We can expect more, not less of Trump’s wolf-cries as the election approaches, as international affairs professor Tom Nichols tweeted Wednesday. “The Trump people are going to unleash a blizzard of bullshit, including selective releases and declassifications and leaks, and if the media chases every one of these as bombshell, they’re going to end up being a functioning arm of the Trump campaign,” Nichols wrote. Telling the president to put up or shut up with his accusation—to put the onus on him to show that there is a there there—is the only way press can declare its independence from his tricks.

Of Trump’s favorite baseless accusations, his favorite must be the charge of treason. He’s uncorked it dozens of times, most recently against Rep. Adam Schiff, D-Calif. Seeing as treason is narrowly defined in the Constitution, you’d think that if he had a case against Schiff, Trump would have—for the protection of the United States—pressed for serious investigations and arrests in the past three years. Instead, Trump has dropped all of his treason allegations like a toy that no longer interests him. If the past is any guide, Trump will push “Obamagate” with the same bombast and flummery to keep the press chasing their own tails, leaving less time to report more fruitful stories.

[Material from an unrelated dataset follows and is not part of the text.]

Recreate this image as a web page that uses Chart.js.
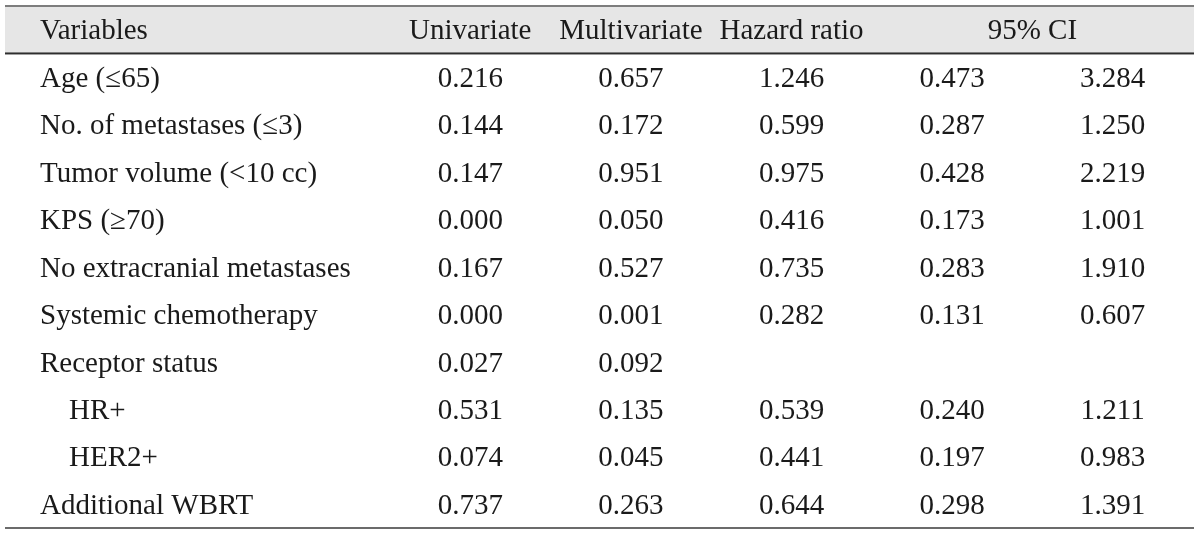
<!DOCTYPE html>
<html>
<head>
<meta charset="utf-8">
<script src="https://cdn.jsdelivr.net/npm/chart.js@4/dist/chart.umd.min.js"></script>
<style>
    html, body { margin: 0; padding: 0; background: #ffffff; }
    #wrap { width: 1200px; height: 535px; position: relative; }
</style>
</head>
<body>
<div id="wrap"><canvas id="coxTable"></canvas></div>
<script>
// table content
const headerLabel = "Variables";
const variables = [
    "Age (\u226465)",
    "No. of metastases (\u22643)",
    "Tumor volume (<10 cc)",
    "KPS (\u226570)",
    "No extracranial metastases",
    "Systemic chemotherapy",
    "Receptor status",
    "\u2003HR+",
    "\u2003HER2+",
    "Additional WBRT",
];
const columns = ["Univariate", "Multivariate", "Hazard ratio", "CI lower", "CI upper"];
const columnHeaders = ["Univariate", "Multivariate", "Hazard ratio"];
const ciHeader = "95% CI";

const univariate   = [0.216, 0.144, 0.147, 0.000, 0.167, 0.000, 0.027, 0.531, 0.074, 0.737];
const multivariate = [0.657, 0.172, 0.951, 0.050, 0.527, 0.001, 0.092, 0.135, 0.045, 0.263];
const hazardRatio  = [1.246, 0.599, 0.975, 0.416, 0.735, 0.282, null, 0.539, 0.441, 0.644];
const ciLower      = [0.473, 0.287, 0.428, 0.173, 0.283, 0.131, null, 0.240, 0.197, 0.298];
const ciUpper      = [3.284, 1.250, 2.219, 1.001, 1.910, 0.607, null, 1.211, 0.983, 1.391];

const seriesValues = [univariate, multivariate, hazardRatio, ciLower, ciUpper];

const FONT = { family: "'Liberation Serif', 'DejaVu Serif', serif", size: 29 };
const TEXT_COLOR = "#1a1a1a";
const EDGE = 5;
// text sits a little below the middle of each band in the original
const TEXT_DROP = 2;

const datasets = columns.map((col, c) => ({
    label: col,
    data: variables.map((v, r) => ({ x: col, y: v, value: seriesValues[c][r] })),
    pointRadius: 0,
}));

const tablePlugin = {
    id: "tablePlugin",
    beforeDraw(chart) {
        const ctx = chart.ctx;
        const area = chart.chartArea;
        const y = chart.scales.y;
        const rowHeight = y.getPixelForValue(variables[0]) - y.getPixelForValue(headerLabel);
        const left = EDGE;
        const right = chart.width - EDGE - 1;
        const top = area.top - TEXT_DROP;
        const bottom = area.bottom - TEXT_DROP;
        ctx.save();
        ctx.fillStyle = "#e6e6e6";
        ctx.fillRect(left, top, right - left, rowHeight);
        ctx.fillStyle = "#7d7d7d";
        ctx.fillRect(left, top - 1, right - left, 2);
        ctx.fillStyle = "#2e2e2e";
        ctx.fillRect(left, top + rowHeight - 1, right - left, 2);
        ctx.fillStyle = "#6b6b6b";
        ctx.fillRect(left, bottom - 1, right - left, 2);
        ctx.restore();
    },
    afterDatasetsDraw(chart) {
        const ctx = chart.ctx;
        const x = chart.scales.x;
        const y = chart.scales.y;
        ctx.save();
        ctx.font = FONT.size + "px " + FONT.family;
        ctx.fillStyle = TEXT_COLOR;
        ctx.textAlign = "center";
        ctx.textBaseline = "middle";

        // column headers
        const headY = y.getPixelForValue(headerLabel);
        columnHeaders.forEach((h) => {
            ctx.fillText(h, x.getPixelForValue(h), headY);
        });
        const ciX = (x.getPixelForValue(columns[3]) + x.getPixelForValue(columns[4])) / 2;
        ctx.fillText(ciHeader, ciX, headY);

        // cell values
        chart.data.datasets.forEach((ds, i) => {
            const meta = chart.getDatasetMeta(i);
            meta.data.forEach((pt, j) => {
                const v = ds.data[j].value;
                if (v === null) return;
                ctx.fillText(v.toFixed(3), pt.x, pt.y);
            });
        });
        ctx.restore();
    },
};

const config = {
    type: "scatter",
    data: { datasets: datasets },
    options: {
        responsive: true,
        maintainAspectRatio: false,
        animation: false,
        events: [],
        layout: { padding: { top: 6 + TEXT_DROP, bottom: 7 - TEXT_DROP, left: 40, right: 7 } },
        plugins: {
            legend: { display: false },
            tooltip: { enabled: false },
        },
        scales: {
            x: {
                type: "category",
                labels: columns,
                offset: true,
                display: false,
            },
            y: {
                type: "category",
                labels: [headerLabel].concat(variables),
                offset: true,
                grid: { display: false },
                border: { display: false },
                ticks: {
                    autoSkip: false,
                    crossAlign: "far",
                    padding: 0,
                    color: TEXT_COLOR,
                    font: FONT,
                },
                afterFit(axis) {
                    axis.width = 350;
                    axis.paddingTop = 0;
                    axis.paddingBottom = 0;
                },
            },
        },
    },
    plugins: [tablePlugin],
};

const coxTable = new Chart(document.getElementById("coxTable"), config);
</script>
</body>
</html>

Trump has achieved something no president before him has. By his own energies, he has forfeited the automatic right to our investigative attention. Feel free to listen to his indictments, but don’t be a dupe. Use just one ear.

Unfortunately, too many in the stenographic news media (mostly TV news) will report Trump’s every utterance without context, without fact checking, and without an opposing viewpoint from someone in a position of authority who can refute his nonsense. The media are failing their profession, and failing the country.